The well-to-do basketball fans who spent big bucks on Knicks-Nets tickets before the storm lost, too, Matcovich noted.

“There were plenty of people who bought tickets at a premium, thinking the first game at Barclays would be Knicks vs. Nets,” he said.

But now that other games have been played, they wound up spending money on a “first” that never happened, Matcovich said.

“Unlike plane tickets and other stuff, buying tickets on the secondary market is a risk in the sense that there is no ‘insurance’ available for people in case of unforeseen cancellations like this,” he said.
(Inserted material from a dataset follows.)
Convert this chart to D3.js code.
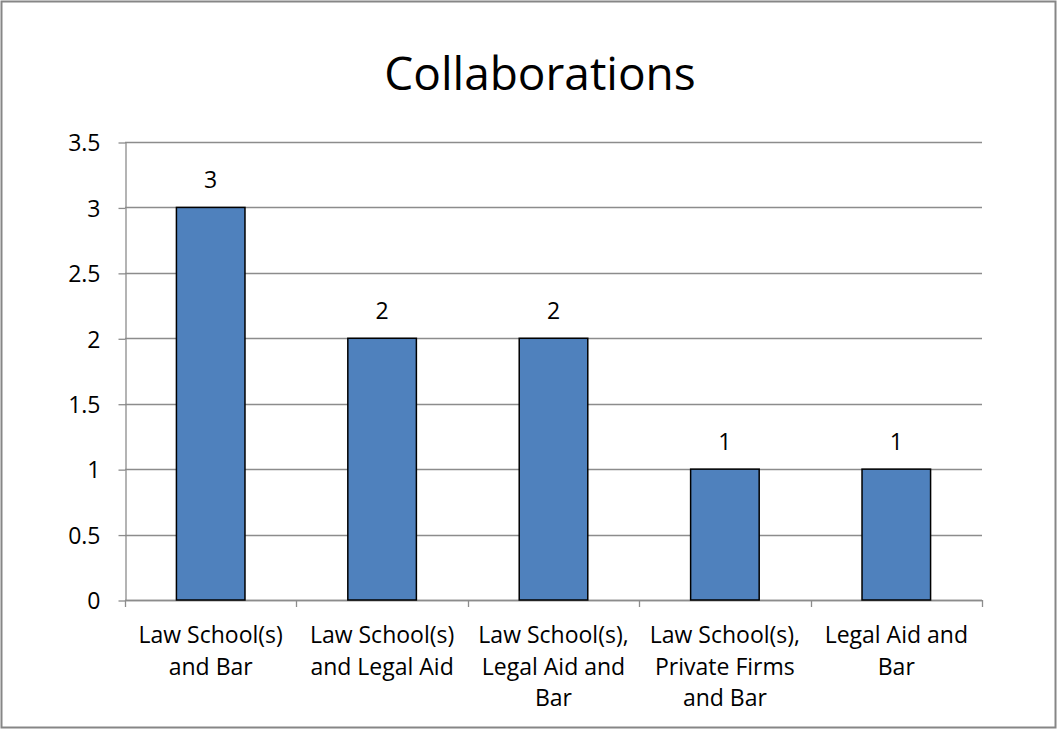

The Knicks won the season’s first six games and came into yesterday atop the Atlantic Division at 8-3, while the Nets were just a game behind at 7-4.

Since Sandy did relatively little damage to Downtown Brooklyn, businesses near Barclays generally came out OK, with owners saying they expect to be just fine as long as all the games get played.

“We can never get enough business,” said John Brien, owner of Hank’s Saloon, less than two blocks away from the arena.

“We closed one day of the storm. We had trouble getting a lot of deliveries because the vendors came from New Jersey and Long Island, and they couldn’t get in. Now we’re back to normal.”

The Hollow Nickel, a bar just down Atlantic Avenue from the arena, sustained wind damage in its back yard and endured the slow process of getting booze shipments back in order.

Co-owner Steve Labedz is just happy Sandy is in his rearview mirror and hopes plenty of fans will fast-break to his bar tonight.

“I think we’ve pretty much recovered,” Ladebz said.

“A lot of people stay in the neighborhood to hang out [after arena events]. People come down Atlantic and stay for a bit before heading home.”

Both teams might be dragging by the end of tonight’s match.

The Knicks and Nets both played yesterday, with New York beating hapless Detroit and Brooklyn nailing Portland.